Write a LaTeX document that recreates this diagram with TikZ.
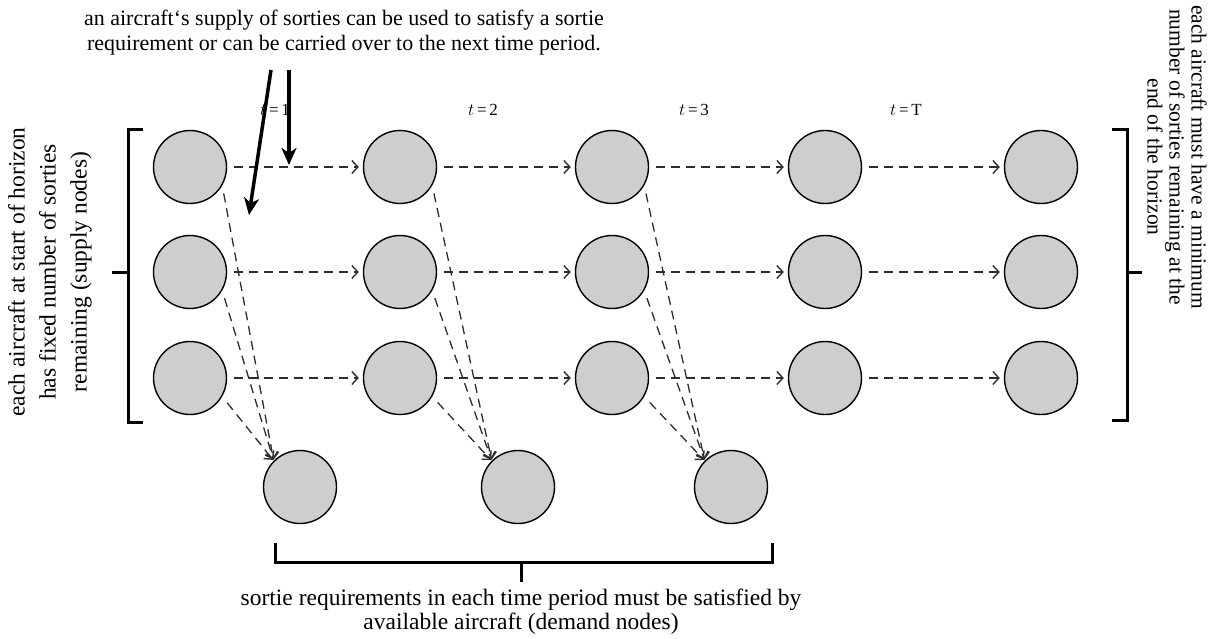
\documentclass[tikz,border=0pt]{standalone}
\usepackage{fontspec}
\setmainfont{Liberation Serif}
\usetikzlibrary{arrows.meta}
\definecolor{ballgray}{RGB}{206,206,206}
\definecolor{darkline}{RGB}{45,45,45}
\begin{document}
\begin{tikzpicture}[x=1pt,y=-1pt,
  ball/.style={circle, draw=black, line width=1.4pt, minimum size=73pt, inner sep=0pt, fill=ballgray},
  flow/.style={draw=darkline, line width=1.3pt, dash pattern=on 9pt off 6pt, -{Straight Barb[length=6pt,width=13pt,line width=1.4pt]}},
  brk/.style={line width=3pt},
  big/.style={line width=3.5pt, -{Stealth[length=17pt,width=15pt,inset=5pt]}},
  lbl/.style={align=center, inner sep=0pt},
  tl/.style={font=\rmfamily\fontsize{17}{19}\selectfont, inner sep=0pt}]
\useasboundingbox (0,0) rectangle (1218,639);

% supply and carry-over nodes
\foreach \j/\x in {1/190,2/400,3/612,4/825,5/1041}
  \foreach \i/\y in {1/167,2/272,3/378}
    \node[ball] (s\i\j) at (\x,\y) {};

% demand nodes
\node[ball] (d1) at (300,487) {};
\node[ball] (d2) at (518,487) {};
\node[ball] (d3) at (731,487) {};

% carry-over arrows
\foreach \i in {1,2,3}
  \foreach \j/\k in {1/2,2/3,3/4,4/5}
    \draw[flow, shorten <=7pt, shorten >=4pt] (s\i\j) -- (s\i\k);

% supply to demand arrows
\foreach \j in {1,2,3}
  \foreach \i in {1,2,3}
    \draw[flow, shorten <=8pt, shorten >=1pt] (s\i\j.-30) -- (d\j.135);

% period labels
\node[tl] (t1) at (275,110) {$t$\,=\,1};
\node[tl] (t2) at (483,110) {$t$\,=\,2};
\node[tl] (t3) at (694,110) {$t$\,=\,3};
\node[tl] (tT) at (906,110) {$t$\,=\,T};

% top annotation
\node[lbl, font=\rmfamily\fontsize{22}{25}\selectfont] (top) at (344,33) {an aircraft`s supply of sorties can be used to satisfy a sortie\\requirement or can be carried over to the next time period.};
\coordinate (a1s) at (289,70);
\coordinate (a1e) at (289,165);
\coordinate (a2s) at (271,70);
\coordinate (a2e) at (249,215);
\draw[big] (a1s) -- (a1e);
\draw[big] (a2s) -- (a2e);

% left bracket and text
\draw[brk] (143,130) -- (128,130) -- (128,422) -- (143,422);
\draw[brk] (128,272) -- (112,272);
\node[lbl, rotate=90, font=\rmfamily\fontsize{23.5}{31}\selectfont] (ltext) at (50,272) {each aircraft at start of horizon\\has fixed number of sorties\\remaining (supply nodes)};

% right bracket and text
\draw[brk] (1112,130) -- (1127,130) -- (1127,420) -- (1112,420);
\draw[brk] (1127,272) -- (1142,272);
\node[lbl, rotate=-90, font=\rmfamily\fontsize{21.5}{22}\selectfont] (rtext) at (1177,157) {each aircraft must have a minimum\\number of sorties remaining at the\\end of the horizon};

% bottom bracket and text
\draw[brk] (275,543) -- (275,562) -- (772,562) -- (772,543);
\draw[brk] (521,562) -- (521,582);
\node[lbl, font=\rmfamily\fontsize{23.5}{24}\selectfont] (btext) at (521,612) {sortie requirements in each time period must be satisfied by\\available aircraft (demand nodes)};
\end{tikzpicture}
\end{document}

▬▬▬

**Short exercise**
Output an exact copy of the material, with the pictures removed.

**Finished answer**
Write a LaTeX document that recreates this diagram with TikZ.
\documentclass[tikz,border=0pt]{standalone}
\usepackage{fontspec}
\setmainfont{Liberation Serif}
\usetikzlibrary{arrows.meta}
\definecolor{ballgray}{RGB}{206,206,206}
\definecolor{darkline}{RGB}{45,45,45}
\begin{document}
\begin{tikzpicture}[x=1pt,y=-1pt,
  ball/.style={circle, draw=black, line width=1.4pt, minimum size=73pt, inner sep=0pt, fill=ballgray},
  flow/.style={draw=darkline, line width=1.3pt, dash pattern=on 9pt off 6pt, -{Straight Barb[length=6pt,width=13pt,line width=1.4pt]}},
  brk/.style={line width=3pt},
  big/.style={line width=3.5pt, -{Stealth[length=17pt,width=15pt,inset=5pt]}},
  lbl/.style={align=center, inner sep=0pt},
  tl/.style={font=\rmfamily\fontsize{17}{19}\selectfont, inner sep=0pt}]
\useasboundingbox (0,0) rectangle (1218,639);

% supply and carry-over nodes
\foreach \j/\x in {1/190,2/400,3/612,4/825,5/1041}
  \foreach \i/\y in {1/167,2/272,3/378}
    \node[ball] (s\i\j) at (\x,\y) {};

% demand nodes
\node[ball] (d1) at (300,487) {};
\node[ball] (d2) at (518,487) {};
\node[ball] (d3) at (731,487) {};

% carry-over arrows
\foreach \i in {1,2,3}
  \foreach \j/\k in {1/2,2/3,3/4,4/5}
    \draw[flow, shorten <=7pt, shorten >=4pt] (s\i\j) -- (s\i\k);

% supply to demand arrows
\foreach \j in {1,2,3}
  \foreach \i in {1,2,3}
    \draw[flow, shorten <=8pt, shorten >=1pt] (s\i\j.-30) -- (d\j.135);

% period labels
\node[tl] (t1) at (275,110) {$t$\,=\,1};
\node[tl] (t2) at (483,110) {$t$\,=\,2};
\node[tl] (t3) at (694,110) {$t$\,=\,3};
\node[tl] (tT) at (906,110) {$t$\,=\,T};

% top annotation
\node[lbl, font=\rmfamily\fontsize{22}{25}\selectfont] (top) at (344,33) {an aircraft`s supply of sorties can be used to satisfy a sortie\\requirement or can be carried over to the next time period.};
\coordinate (a1s) at (289,70);
\coordinate (a1e) at (289,165);
\coordinate (a2s) at (271,70);
\coordinate (a2e) at (249,215);
\draw[big] (a1s) -- (a1e);
\draw[big] (a2s) -- (a2e);

% left bracket and text
\draw[brk] (143,130) -- (128,130) -- (128,422) -- (143,422);
\draw[brk] (128,272) -- (112,272);
\node[lbl, rotate=90, font=\rmfamily\fontsize{23.5}{31}\selectfont] (ltext) at (50,272) {each aircraft at start of horizon\\has fixed number of sorties\\remaining (supply nodes)};

% right bracket and text
\draw[brk] (1112,130) -- (1127,130) -- (1127,420) -- (1112,420);
\draw[brk] (1127,272) -- (1142,272);
\node[lbl, rotate=-90, font=\rmfamily\fontsize{21.5}{22}\selectfont] (rtext) at (1177,157) {each aircraft must have a minimum\\number of sorties remaining at the\\end of the horizon};

% bottom bracket and text
\draw[brk] (275,543) -- (275,562) -- (772,562) -- (772,543);
\draw[brk] (521,562) -- (521,582);
\node[lbl, font=\rmfamily\fontsize{23.5}{24}\selectfont] (btext) at (521,612) {sortie requirements in each time period must be satisfied by\\available aircraft (demand nodes)};
\end{tikzpicture}
\end{document}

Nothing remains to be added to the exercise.